Big paydays for NYSE execs

February 15, 2011, 9:58 PM UTC

Tuesday’s $10 billion merger will mean big bucks for some top stock exchange executives – even ones who don’t join the new company.

Frankfurt’s Deutsche Boerse said Tuesday it will take over the NYSE’s parent, NYSE Euronext (NYX), creating the biggest global stock and derivatives trading platform. The deal also stands to make some top NYSE execs rich as they cash in on provisions in their employment contracts that pay out when the company is sold.



Walking away money?

The NYSE’s CEO, Duncan Niederauer, could have collected as much as $29 million in so-called change-in-control payments had he left the company, according to the NYSE’s proxy statement last spring. But he will be staying on as CEO of the combined company, whatever its name ends up being.
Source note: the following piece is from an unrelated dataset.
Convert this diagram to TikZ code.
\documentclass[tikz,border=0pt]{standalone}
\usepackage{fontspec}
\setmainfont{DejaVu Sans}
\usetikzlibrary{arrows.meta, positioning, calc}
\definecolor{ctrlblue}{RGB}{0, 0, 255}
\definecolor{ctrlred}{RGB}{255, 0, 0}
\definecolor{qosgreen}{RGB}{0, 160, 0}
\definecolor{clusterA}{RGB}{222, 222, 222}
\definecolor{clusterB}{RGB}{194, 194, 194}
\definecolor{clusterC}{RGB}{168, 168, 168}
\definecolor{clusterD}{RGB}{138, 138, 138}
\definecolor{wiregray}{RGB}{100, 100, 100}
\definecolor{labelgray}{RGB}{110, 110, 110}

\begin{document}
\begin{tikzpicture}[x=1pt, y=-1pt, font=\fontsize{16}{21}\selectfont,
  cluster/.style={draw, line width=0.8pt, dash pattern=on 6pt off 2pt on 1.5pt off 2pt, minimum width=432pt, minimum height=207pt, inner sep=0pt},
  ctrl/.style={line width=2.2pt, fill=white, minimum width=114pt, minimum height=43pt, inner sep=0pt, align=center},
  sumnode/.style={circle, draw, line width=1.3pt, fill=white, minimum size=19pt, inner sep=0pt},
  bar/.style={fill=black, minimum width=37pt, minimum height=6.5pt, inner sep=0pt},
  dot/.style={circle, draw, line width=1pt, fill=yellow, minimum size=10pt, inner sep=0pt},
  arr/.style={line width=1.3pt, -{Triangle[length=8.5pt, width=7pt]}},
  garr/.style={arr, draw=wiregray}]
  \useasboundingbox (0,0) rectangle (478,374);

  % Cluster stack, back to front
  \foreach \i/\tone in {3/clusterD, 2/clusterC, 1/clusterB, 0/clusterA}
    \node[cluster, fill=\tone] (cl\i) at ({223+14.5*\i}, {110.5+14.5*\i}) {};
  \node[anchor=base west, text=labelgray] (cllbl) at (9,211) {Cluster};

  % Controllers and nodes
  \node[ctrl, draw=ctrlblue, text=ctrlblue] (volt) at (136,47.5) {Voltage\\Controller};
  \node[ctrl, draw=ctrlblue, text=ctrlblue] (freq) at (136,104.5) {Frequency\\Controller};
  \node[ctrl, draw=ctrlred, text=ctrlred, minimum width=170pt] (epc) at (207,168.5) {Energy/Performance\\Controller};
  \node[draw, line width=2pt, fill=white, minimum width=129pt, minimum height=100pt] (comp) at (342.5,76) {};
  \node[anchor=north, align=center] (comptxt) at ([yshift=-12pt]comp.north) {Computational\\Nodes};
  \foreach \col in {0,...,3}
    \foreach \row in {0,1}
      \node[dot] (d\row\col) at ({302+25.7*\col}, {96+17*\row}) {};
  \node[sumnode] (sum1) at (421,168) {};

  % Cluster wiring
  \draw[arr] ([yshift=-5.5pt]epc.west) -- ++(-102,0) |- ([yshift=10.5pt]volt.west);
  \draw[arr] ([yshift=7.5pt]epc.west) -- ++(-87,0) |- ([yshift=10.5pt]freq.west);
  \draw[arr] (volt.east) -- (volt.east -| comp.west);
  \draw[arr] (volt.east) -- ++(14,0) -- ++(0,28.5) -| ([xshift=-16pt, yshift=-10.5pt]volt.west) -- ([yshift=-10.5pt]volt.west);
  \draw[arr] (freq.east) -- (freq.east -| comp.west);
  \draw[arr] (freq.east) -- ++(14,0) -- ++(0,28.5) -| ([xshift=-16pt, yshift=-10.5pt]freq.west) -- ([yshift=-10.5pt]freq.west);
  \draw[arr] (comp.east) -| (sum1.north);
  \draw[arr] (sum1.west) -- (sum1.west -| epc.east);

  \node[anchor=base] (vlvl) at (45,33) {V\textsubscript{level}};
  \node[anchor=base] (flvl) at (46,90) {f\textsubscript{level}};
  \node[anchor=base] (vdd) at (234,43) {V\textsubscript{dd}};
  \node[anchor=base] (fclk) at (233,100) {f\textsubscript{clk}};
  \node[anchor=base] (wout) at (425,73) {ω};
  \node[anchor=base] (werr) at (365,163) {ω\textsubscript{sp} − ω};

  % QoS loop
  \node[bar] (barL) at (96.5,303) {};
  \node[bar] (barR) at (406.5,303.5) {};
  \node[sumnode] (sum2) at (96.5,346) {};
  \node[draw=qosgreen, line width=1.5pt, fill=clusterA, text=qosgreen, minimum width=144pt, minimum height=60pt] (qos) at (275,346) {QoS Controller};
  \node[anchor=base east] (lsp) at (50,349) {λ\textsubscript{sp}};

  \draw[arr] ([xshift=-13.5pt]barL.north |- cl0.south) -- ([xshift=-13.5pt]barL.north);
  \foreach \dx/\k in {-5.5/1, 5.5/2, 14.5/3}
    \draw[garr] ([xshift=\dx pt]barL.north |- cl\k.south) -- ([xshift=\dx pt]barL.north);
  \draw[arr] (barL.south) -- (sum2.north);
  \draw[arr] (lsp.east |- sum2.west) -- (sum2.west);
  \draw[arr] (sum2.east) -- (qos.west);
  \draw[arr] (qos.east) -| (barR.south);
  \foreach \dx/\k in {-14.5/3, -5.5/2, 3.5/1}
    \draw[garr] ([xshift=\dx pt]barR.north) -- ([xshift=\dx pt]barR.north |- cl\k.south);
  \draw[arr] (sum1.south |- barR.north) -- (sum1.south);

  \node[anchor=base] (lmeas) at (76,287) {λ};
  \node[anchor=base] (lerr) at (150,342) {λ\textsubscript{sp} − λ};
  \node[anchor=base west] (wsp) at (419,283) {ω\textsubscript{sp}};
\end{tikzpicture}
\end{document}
An NYSE spokesman says Niederauer has “the intention to sign a new four-year contract” and doesn’t plan to collect any change in control payments. He didn’t offer any details, but the new contract will likely put Niederauer’s annual compensation into the low eight-digit range.

Niederauer, listed in last March’s proxy statement as 50 years old, made $7.3 million in 2009, $9.2 million in 2008 and $7.6 million in 2007, according to the NYSE’s filings with the Securities and Exchange Commission.

There are signs that two other prominent NYSE executives – Chief Financial Officer Michael Geltzeiler and European execution head Roland Bellegarde – won’t be joining the combined company. A press release issued Tuesday didn’t mention them, and named Deutsche Boerse executives as the new firm’s chief financial officer and heads of market data and settlement.

The NYSE spokesman said no decisions have been made about the roles Geltzeiler and Bellegarde might play in the combined company, and that announcements on that subject will be made closer to the deal’s completion, presumably later this year.

But assuming the executives do leave, they will be handsomely compensated for their time. Both made around $3 million in 2009, according to the NYSE’s proxy statement.

But under the change in control provisions in his contract, Geltzeiler could walk away with $8.7 million – including $3 million in severance pay and $1.7 million in payments to offset golden parachute taxes. Bellegarde, who isn’t named in the proxy as having a contract and wouldn’t get severance, could still get $3.8 million, largely in the vesting of existing equity awards.